What to do
Copy each line of the entries beneath that contains the word "this".

┌─ Entries shown

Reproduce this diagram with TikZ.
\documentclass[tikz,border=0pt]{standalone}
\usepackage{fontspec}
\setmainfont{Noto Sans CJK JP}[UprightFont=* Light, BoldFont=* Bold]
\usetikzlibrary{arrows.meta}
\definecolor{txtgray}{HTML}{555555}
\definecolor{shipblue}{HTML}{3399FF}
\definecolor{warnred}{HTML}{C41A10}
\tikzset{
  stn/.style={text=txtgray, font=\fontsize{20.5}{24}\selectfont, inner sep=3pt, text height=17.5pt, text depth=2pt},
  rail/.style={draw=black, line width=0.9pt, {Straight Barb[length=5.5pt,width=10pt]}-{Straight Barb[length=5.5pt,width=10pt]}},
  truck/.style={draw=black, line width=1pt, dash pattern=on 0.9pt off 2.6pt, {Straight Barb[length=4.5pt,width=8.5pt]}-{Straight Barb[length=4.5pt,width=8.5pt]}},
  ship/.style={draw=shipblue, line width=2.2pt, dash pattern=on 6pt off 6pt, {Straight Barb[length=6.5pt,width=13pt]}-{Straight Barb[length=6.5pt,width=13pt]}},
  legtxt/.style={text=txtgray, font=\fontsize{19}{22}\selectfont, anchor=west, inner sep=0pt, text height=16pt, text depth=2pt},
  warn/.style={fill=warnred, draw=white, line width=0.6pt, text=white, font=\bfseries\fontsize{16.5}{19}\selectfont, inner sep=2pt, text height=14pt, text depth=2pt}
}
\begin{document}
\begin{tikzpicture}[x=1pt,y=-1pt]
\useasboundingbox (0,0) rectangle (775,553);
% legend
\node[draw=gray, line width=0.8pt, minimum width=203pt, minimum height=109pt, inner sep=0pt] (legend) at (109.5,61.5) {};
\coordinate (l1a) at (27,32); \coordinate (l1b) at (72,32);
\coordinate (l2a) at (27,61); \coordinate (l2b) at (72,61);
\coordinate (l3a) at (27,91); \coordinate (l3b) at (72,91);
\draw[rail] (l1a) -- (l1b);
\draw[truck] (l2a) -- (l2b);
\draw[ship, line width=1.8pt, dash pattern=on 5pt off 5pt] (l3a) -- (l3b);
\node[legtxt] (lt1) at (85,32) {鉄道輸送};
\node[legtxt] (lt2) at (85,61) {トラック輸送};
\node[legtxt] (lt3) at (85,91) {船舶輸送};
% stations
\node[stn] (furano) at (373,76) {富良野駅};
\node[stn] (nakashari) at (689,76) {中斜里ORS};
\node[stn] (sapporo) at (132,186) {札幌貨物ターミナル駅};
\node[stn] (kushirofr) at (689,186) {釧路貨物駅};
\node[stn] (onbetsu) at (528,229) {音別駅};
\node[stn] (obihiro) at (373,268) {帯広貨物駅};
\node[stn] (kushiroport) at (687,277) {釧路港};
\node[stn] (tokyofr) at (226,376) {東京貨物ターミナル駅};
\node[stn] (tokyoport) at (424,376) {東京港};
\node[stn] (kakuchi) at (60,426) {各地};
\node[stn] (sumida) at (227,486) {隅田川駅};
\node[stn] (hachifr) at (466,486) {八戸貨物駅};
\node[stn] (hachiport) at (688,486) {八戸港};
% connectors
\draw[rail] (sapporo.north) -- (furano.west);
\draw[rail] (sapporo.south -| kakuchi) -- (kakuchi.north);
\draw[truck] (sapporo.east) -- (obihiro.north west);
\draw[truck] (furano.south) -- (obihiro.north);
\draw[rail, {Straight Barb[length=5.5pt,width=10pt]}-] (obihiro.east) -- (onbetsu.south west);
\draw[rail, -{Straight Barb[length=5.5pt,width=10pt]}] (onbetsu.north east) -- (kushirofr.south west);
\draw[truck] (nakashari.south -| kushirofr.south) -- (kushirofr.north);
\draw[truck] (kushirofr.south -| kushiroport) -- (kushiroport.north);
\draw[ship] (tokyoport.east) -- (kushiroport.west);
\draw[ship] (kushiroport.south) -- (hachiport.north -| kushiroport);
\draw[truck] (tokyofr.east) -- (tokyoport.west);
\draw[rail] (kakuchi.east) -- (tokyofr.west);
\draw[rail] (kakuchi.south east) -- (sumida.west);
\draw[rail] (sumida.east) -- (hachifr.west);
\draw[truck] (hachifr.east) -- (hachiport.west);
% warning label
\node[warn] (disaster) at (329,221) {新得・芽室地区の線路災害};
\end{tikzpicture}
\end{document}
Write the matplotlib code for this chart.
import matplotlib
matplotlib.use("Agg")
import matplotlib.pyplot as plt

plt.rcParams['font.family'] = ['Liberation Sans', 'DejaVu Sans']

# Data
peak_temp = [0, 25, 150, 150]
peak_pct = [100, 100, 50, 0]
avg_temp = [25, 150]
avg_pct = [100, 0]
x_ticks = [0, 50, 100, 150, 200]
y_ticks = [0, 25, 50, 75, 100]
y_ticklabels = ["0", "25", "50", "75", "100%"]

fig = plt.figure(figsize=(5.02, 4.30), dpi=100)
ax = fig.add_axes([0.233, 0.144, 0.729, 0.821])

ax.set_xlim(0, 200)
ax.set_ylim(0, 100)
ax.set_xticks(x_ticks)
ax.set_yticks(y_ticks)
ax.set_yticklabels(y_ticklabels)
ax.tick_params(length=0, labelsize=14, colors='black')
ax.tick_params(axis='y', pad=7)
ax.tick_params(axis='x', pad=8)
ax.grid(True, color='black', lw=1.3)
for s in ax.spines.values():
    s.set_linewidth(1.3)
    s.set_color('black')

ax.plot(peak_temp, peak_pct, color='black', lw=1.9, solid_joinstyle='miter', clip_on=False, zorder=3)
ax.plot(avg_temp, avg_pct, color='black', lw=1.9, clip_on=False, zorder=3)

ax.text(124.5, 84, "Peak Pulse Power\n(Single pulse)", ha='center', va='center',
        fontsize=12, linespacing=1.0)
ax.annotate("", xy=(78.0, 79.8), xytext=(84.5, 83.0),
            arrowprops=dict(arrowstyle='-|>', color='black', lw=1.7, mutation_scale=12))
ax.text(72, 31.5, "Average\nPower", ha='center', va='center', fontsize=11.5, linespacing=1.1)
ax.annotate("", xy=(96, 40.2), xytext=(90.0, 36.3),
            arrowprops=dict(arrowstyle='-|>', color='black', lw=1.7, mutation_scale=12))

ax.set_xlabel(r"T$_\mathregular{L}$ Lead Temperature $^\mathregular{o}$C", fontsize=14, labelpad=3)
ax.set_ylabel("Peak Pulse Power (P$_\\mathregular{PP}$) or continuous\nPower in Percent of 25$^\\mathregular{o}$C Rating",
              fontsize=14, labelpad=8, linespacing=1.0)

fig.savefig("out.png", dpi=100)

└─

Finished answer
Reproduce this diagram with TikZ.
Write the matplotlib code for this chart.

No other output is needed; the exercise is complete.